▶ [Description of the task] Omit the pictures and print exactly the lines of the listing below, starting at the first and ending at the line containing "(#3) -- (tangent".
--- Given information ---
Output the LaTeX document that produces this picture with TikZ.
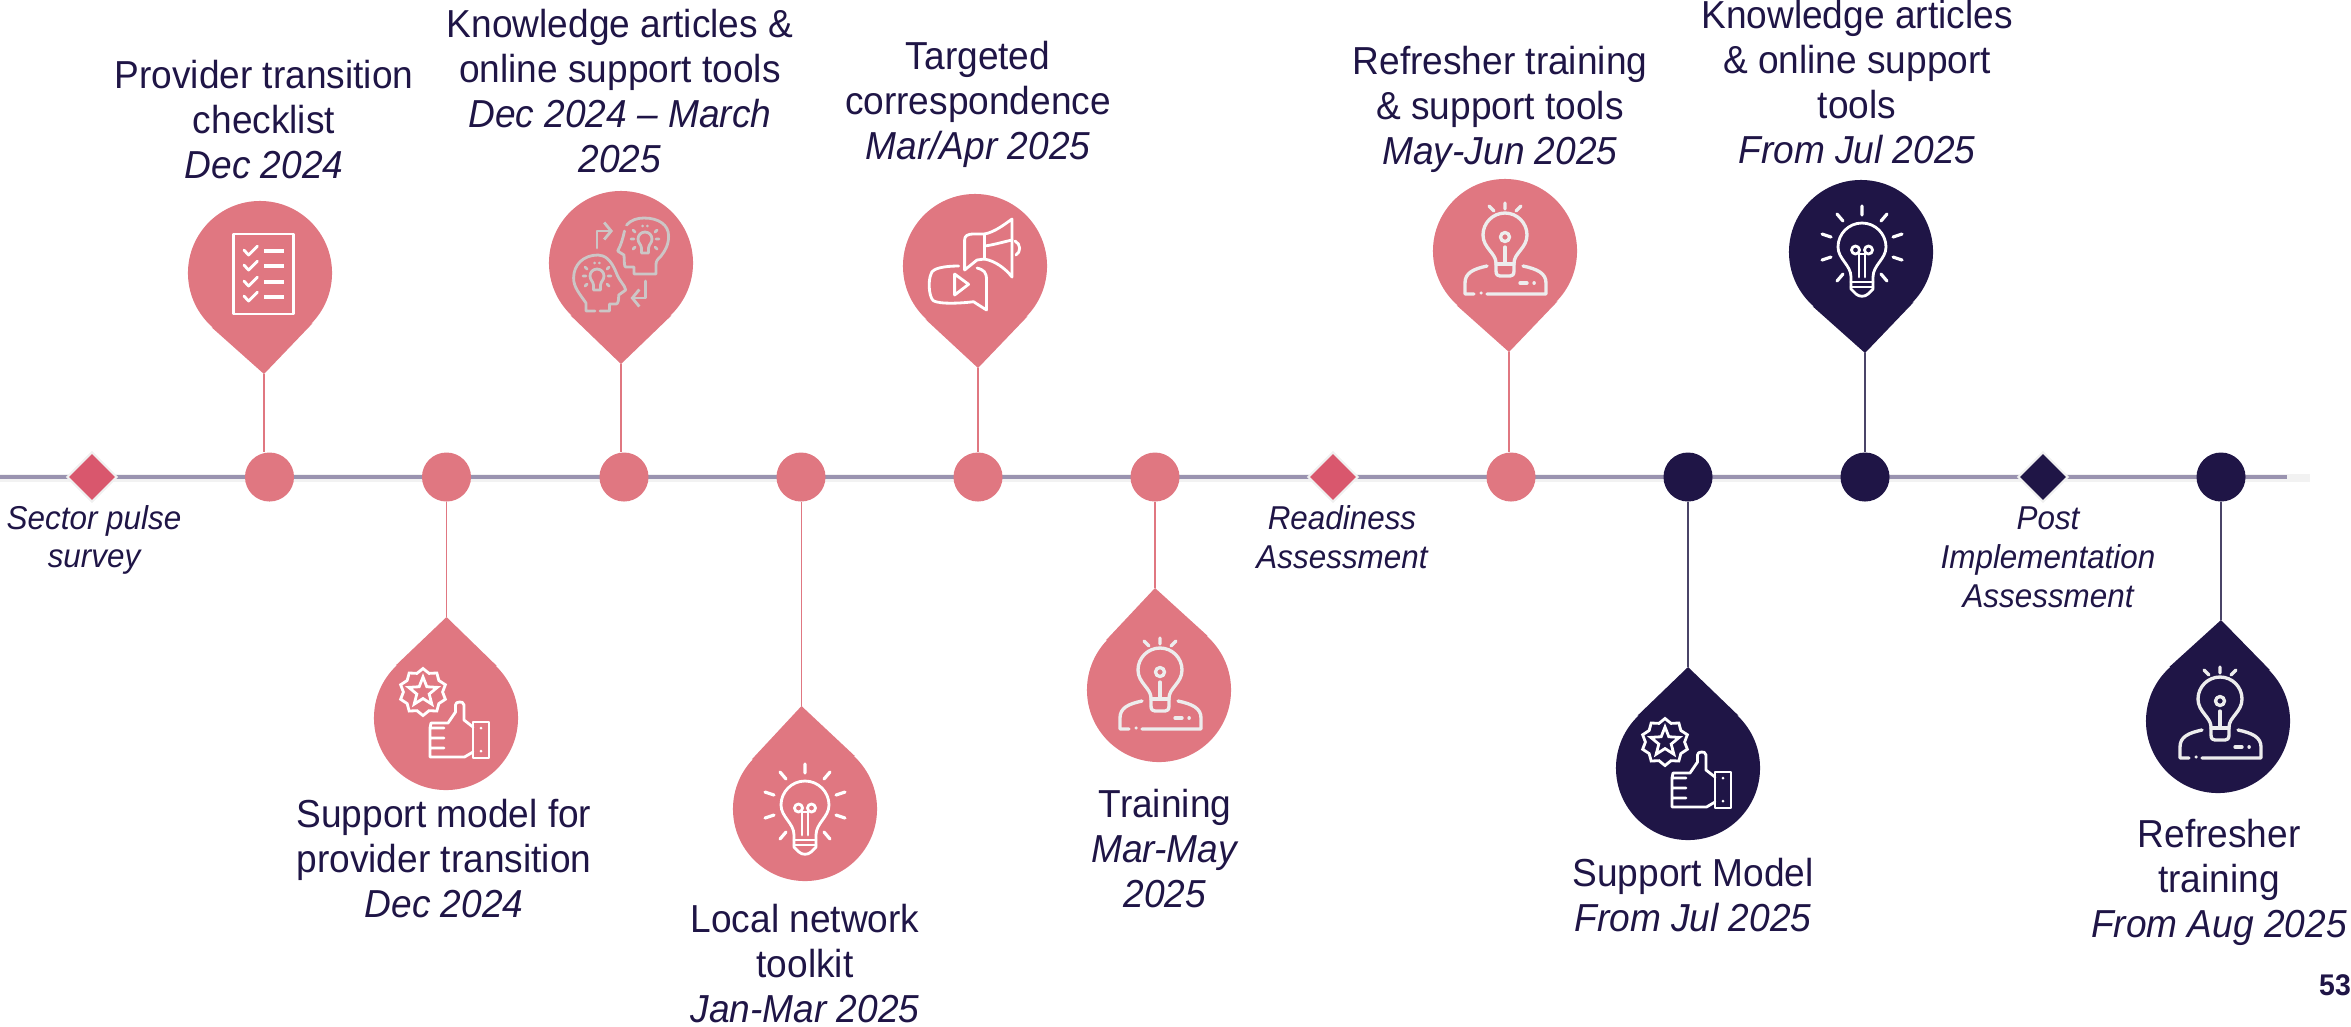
\documentclass[tikz,border=0pt]{standalone}
\usepackage{xcolor}
\usepackage{fontspec}
\setmainfont[FakeStretch=0.95]{Liberation Sans}
\usepackage{tikz}
\usetikzlibrary{arrows.meta,calc,shapes.geometric}

\definecolor{rosefill}{HTML}{E07781}
\definecolor{rosedark}{HTML}{D9576D}
\definecolor{navyfill}{HTML}{1F1546}
\definecolor{navystem}{HTML}{4A4468}
\definecolor{linegrey}{HTML}{9A93B0}
\definecolor{headgrey}{HTML}{CCC6C6}

\newcommand{\pinwedge}[3]{\fill[#1] (#3) -- (tangent cs:node=#2,point={(#3)},solution=1) -- (tangent cs:node=#2,point={(#3)},solution=2) -- cycle;}

\tikzset{
icon/.style={line width=0.8pt,line cap=round,line join=round},
checklist/.pic={
  \draw[icon,white] (-30,-40) rectangle (30,40);
  \draw[icon,white] (-19.5,-24) -- (-15,-19) -- (-6,-28);
  \draw[icon,white] (-19.5,-9) -- (-15,-4) -- (-6,-13);
  \draw[icon,white] (-19.5,7) -- (-15,12) -- (-6,3);
  \draw[icon,white] (-19.5,22) -- (-15,27) -- (-6,18);
  \draw[white,line width=0.9pt] (0.5,-23) -- (20.5,-23) (0.5,-8) -- (20.5,-8) (0.5,8) -- (20.5,8) (0.5,23) -- (20.5,23);
},
minibulb/.pic={
  \draw[icon,headgrey] (-3.5,7) .. controls (-4,3) and (-7,2) .. (-7,-2) arc (180:360:7) .. controls (7,2) and (4,3) .. (3.5,7) -- (3.5,12) -- (-3.5,12) -- cycle;
  \draw[icon,headgrey] (-14,-2) -- (-11,-2) (11,-2) -- (14,-2) (-12,-11) -- (-10,-9) (12,-11) -- (10,-9)
    (-12,8) -- (-10,6) (12,8) -- (10,6) (-2.5,-15) -- (-2.2,-15) (2.5,-15) -- (2.2,-15);
},
headsicon/.pic={
  \draw[icon,headgrey] (5.5,-38) .. controls (10,-43) and (16,-45) .. (23,-45) .. controls (38,-45) and (47.6,-38) .. (47.6,-27) .. controls (47.6,-18) and (44,-12) .. (40,-7) .. controls (36,-3) and (35,-2) .. (35,2) -- (35,11) -- (13,11) -- (13,4) -- (5,4) .. controls (3,4) and (3.5,0) .. (3,-8) -- (-3.3,-12) .. controls (0,-18) and (2,-25) .. (3.5,-32);
  \draw[icon,headgrey] (-23,-8) .. controls (-38,-8) and (-47.4,2) .. (-47.4,15) .. controls (-47.4,24) and (-42,30) .. (-35,40) -- (-35,48) -- (-26,48) (-21,48) -- (-11.5,48) -- (-11.5,41) -- (-5,41) .. controls (-2.5,41) and (-2.3,36) .. (-2.3,32) -- (4.7,27) .. controls (4,22) and (-2,18) .. (-5,9) .. controls (-10,-3) and (-16,-8) .. (-23,-8);
  \pic at (24,-22) {minibulb};
  \pic at (-24,15) {minibulb};
  \draw[icon,headgrey,-{Straight Barb[length=0.7mm,width=1.7mm]}] (-24,-15) -- (-24,-32) -- (-8,-32);
  \draw[icon,headgrey,-{Straight Barb[length=0.7mm,width=1.7mm]}] (24.6,18) -- (24.6,35) -- (9.5,35);
},
megaphone/.pic={
  \draw[icon,white] (9.5,-32) .. controls (20,-34) and (30,-42) .. (37,-47) -- (37,11) .. controls (30,2) and (20,-5) .. (9.5,-7) -- cycle;
  \draw[icon,white] (9.5,-20) .. controls (18,-21) and (28,-24) .. (37,-26);
  \draw[icon,white] (9.5,-32) -- (-1,-32) .. controls (-8,-32) and (-10.4,-30) .. (-10.4,-26) -- (-10.4,4) -- (2,-6) -- (9.5,-7);
  \draw[icon,white] (40,-25) .. controls (46,-22) and (46,-14) .. (41,-11);
  \draw[icon,white] (-16.4,0) .. controls (-30,0) and (-43,2) .. (-44,8) .. controls (-47,15) and (-46,28) .. (-43,33) .. controls (-42,38) and (-20,38) .. (-1.5,35.7) -- (11.5,44) -- (11.5,14) .. controls (11.5,6) and (9,4) .. (2,2);
  \draw[icon,white] (-20.4,8) -- (-6.4,18.3) -- (-20.4,29) -- cycle;
},
bulbrays/.pic={
  \draw[icon,white,line width=0.9pt] (0,-41) -- (0,-32) (-25,-33) -- (-19,-26) (25,-33) -- (19,-26)
    (-40,-13) -- (-31,-10) (40,-13) -- (31,-10) (-40,13) -- (-31,10) (40,13) -- (31,10)
    (-25,34) -- (-19,27) (25,34) -- (19,27);
  \draw[icon,white] (-11,30) .. controls (-11,18) and (-24,12) .. (-24,0) arc (180:360:24) .. controls (24,12) and (11,18) .. (11,30) -- (11,42) -- (6,47) .. controls (3,50) and (-3,50) .. (-6,47) -- (-11,42) -- cycle;
  \draw[icon,white] (-11,35) -- (11,35) (-11,40) -- (11,40);
  \draw[icon,white] (-3,30) -- (-3,7) (3,30) -- (3,7) (-3,7) -- (3,7);
  \draw[icon,white] (-6.5,3) circle (4) (6.5,3) circle (4);
},
bulbperson/.pic={
  \draw[icon,white!93!black,line width=0.95pt] (-9,12) .. controls (-9,2) and (-22,-3) .. (-22,-16) arc (180:360:22) .. controls (22,-3) and (9,2) .. (9,12) -- (9,20) .. controls (9,24) and (7,25) .. (5,25) -- (-5,25) .. controls (-7,25) and (-9,24) .. (-9,20) -- cycle;
  \draw[icon,white!93!black,line width=0.95pt] (-9,13) -- (9,13) (0,13) -- (0,-4);
  \draw[icon,white!93!black,line width=0.95pt] (0,-14) circle (4.5);
  \draw[icon,white!93!black,line width=0.95pt] (0,-48) -- (0,-42) (-16,-45) -- (-11,-40) (16,-45) -- (11,-40);
  \draw[icon,white!93!black,line width=0.95pt] (-18,15) .. controls (-32,18) and (-40,22) .. (-40,32) -- (-40,43) -- (-31,43) (-24,42) -- (-23.8,42) (-18,43) -- (41,43) -- (41,32) .. controls (41,22) and (32,18) .. (18,15);
  \draw[icon,white!93!black,line width=0.95pt] (15,32) -- (22,32) (29,32) -- (29.2,32);
},
supporticon/.pic={
  \node[cogstar] (cog) at (-23,-26) {};
  \node[cogmark] (mark) at (-23,-26) {};
  \draw[icon,white] (27,4) rectangle (43,40);
  \fill[white] (35,10) circle (1.5) (35,33) circle (1.5);
  \draw[icon,white] (27,9) -- (18,2) -- (18,-13) .. controls (18,-16) and (15,-16) .. (13.5,-16) .. controls (11,-16) and (9.5,-15) .. (9.5,-13) -- (9.5,-6) -- (2,5) -- (-15,5) -- (-16,10) -- (-2,10) (-16,10) -- (-16,20) -- (-2,20) (-16,20) -- (-16,30) -- (-2,30) (-16,30) -- (-16,39) -- (18.5,39) -- (27,34);
},
cogstar/.style={star,star points=10,star point ratio=1.2,draw=white,line width=0.8pt,inner sep=0pt,minimum size=0.47cm},
cogmark/.style={star,star points=5,star point ratio=2.3,draw=white,line width=0.8pt,inner sep=0pt,minimum size=0.3cm},
}

\begin{document}
\begin{tikzpicture}[x=0.01cm,y=-0.01cm,
rosehead/.style={circle,fill=rosefill,inner sep=0pt,minimum size=1.44cm},
navyhead/.style={circle,fill=navyfill,inner sep=0pt,minimum size=1.44cm},
rosedot/.style={circle,fill=rosefill,inner sep=0pt,minimum size=0.49cm},
navydot/.style={circle,fill=navyfill,inner sep=0pt,minimum size=0.49cm},
rosediam/.style={diamond,aspect=1,fill=rosedark,draw=black!6,line width=0.6pt,inner sep=0pt,minimum size=0.5cm},
navydiam/.style={diamond,aspect=1,fill=navyfill,draw=black!6,line width=0.6pt,inner sep=0pt,minimum size=0.5cm},
rosestem/.style={draw=rosefill,line width=0.45pt},
navystem/.style={draw=navystem,line width=0.45pt},
caption/.style={align=center,text=navyfill,inner sep=0pt,font=\fontsize{11.1}{12.8}\selectfont},
smallcap/.style={align=center,text=navyfill,inner sep=0pt,font=\fontsize{9.4}{11.05}\selectfont\itshape}]
\useasboundingbox (0,0) rectangle (2351,1026);

% timeline
\coordinate (start) at (0,477);
\coordinate (stop) at (2287,477);
\coordinate (shade) at (2310,478);
\draw[black!5,line width=2.2pt] (start |- shade) -- (shade);
\draw[linegrey,line width=1.1pt] (start) -- (stop);

\node[rosedot] (d1) at (269.5,477) {};
\node[rosedot] (d2) at (446.5,477) {};
\node[rosedot] (d3) at (624,477) {};
\node[rosedot] (d4) at (801,477) {};
\node[rosedot] (d5) at (978,477) {};
\node[rosedot] (d6) at (1155,477) {};
\node[rosedot] (d7) at (1511,477) {};
\node[navydot] (d8) at (1688,477) {};
\node[navydot] (d9) at (1865,477) {};
\node[navydot] (d10) at (2221,477) {};
\node[rosediam] (m1) at (92,477) {};
\node[rosediam] (m2) at (1333,477) {};
\node[navydiam] (m3) at (2043,477) {};

% pins above the line
\node[rosehead] (p1) at (260,273) {};
\coordinate (t1) at (264,374);
\node[rosehead] (p3) at (621,263) {};
\coordinate (t3) at (621,364);
\node[rosehead] (p5) at (975,266) {};
\coordinate (t5) at (978,368);
\node[rosehead] (p7) at (1505,251) {};
\coordinate (t7) at (1509,352);
\node[navyhead] (p9) at (1861,252) {};
\coordinate (t9) at (1865,353);
\pinwedge{rosefill}{p1}{t1}
\pinwedge{rosefill}{p3}{t3}
\pinwedge{rosefill}{p5}{t5}
\pinwedge{rosefill}{p7}{t7}
\pinwedge{navyfill}{p9}{t9}
\draw[rosestem] (t1) -- (t1 |- d1.north);
\draw[rosestem] (t3) -- (t3 |- d3.north);
\draw[rosestem] (t5) -- (t5 |- d5.north);
\draw[rosestem] (t7) -- (t7 |- d7.north);
\draw[navystem] (t9) -- (t9 |- d9.north);

% pins below the line
\node[rosehead] (p2) at (446,718) {};
\coordinate (t2) at (446.5,617);
\node[rosehead] (p4) at (805,809) {};
\coordinate (t4) at (801.5,706);
\node[rosehead] (p6) at (1159,690) {};
\coordinate (t6) at (1155,588);
\node[navyhead] (p8) at (1688,768) {};
\coordinate (t8) at (1688,667);
\node[navyhead] (p10) at (2218,721) {};
\coordinate (t10) at (2221,620);
\pinwedge{rosefill}{p2}{t2}
\pinwedge{rosefill}{p4}{t4}
\pinwedge{rosefill}{p6}{t6}
\pinwedge{navyfill}{p8}{t8}
\pinwedge{navyfill}{p10}{t10}
\draw[rosestem] (t2 |- d2.south) -- (t2);
\draw[rosestem] (t4 |- d4.south) -- (t4);
\draw[rosestem] (t6 |- d6.south) -- (t6);
\draw[navystem] (t8 |- d8.south) -- (t8);
\draw[navystem] (t10 |- d10.south) -- (t10);

% icons
\pic at (263.5,274) {checklist};
\pic at (621,263) {headsicon};
\pic at (975,266) {megaphone};
\pic at (1505,251) {bulbperson};
\pic at (1862,247) {bulbrays};
\pic (ic2) at (446,718) {supporticon};
\pic at (805,805) {bulbrays};
\pic at (1160,686) {bulbperson};
\pic (ic8) at (1688,768) {supporticon};
\pic at (2220,715) {bulbperson};

% captions
\node[caption] (c1) at (264,120) {Provider transition\\checklist\\\textit{Dec 2024}};
\node[caption] (c3) at (620,91) {Knowledge articles \&\\online support tools\\\textit{Dec 2024 -- March}\\\textit{2025}};
\node[caption] (c5) at (978,104.5) {Targeted\\correspondence\\\textit{Mar/Apr 2025}};
\node[caption] (c7) at (1500,109.5) {Refresher training\\\& support tools\\\textit{May-Jun 2025}};
\node[caption] (c9) at (1857,82) {Knowledge articles\\\& online support\\tools\\\textit{From Jul 2025}};
\node[caption] (c2) at (444,859) {Support model for\\provider transition\\\textit{Dec 2024}};
\node[caption] (c4) at (805,964) {Local network\\toolkit\\\textit{Jan-Mar 2025}};
\node[caption] (c6) at (1165,849) {Training\\\textit{Mar-May}\\\textit{2025}};
\node[caption] (c8) at (1693,895) {Support Model\\\textit{From Jul 2025}};
\node[caption] (c10) at (2219,882) {Refresher\\training\\\textit{From Aug 2025}};
\node[smallcap] (s1) at (94,540) {Sector pulse\\survey};
\node[smallcap] (s2) at (1342,537) {Readiness\\Assessment};
\node[smallcap] (s3) at (2048,557) {Post\\Implementation\\Assessment};
\node[text=navyfill,inner sep=0pt,font=\fontsize{8.5}{10}\selectfont\bfseries] (page) at (2335,985) {53};
\end{tikzpicture}
\end{document}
---
▶ [Result of this task]
Output the LaTeX document that produces this picture with TikZ.
\documentclass[tikz,border=0pt]{standalone}
\usepackage{xcolor}
\usepackage{fontspec}
\setmainfont[FakeStretch=0.95]{Liberation Sans}
\usepackage{tikz}
\usetikzlibrary{arrows.meta,calc,shapes.geometric}

\definecolor{rosefill}{HTML}{E07781}
\definecolor{rosedark}{HTML}{D9576D}
\definecolor{navyfill}{HTML}{1F1546}
\definecolor{navystem}{HTML}{4A4468}
\definecolor{linegrey}{HTML}{9A93B0}
\definecolor{headgrey}{HTML}{CCC6C6}

\newcommand{\pinwedge}[3]{\fill[#1] (#3) -- (tangent cs:node=#2,point={(#3)},solution=1) -- (tangent cs:node=#2,point={(#3)},solution=2) -- cycle;}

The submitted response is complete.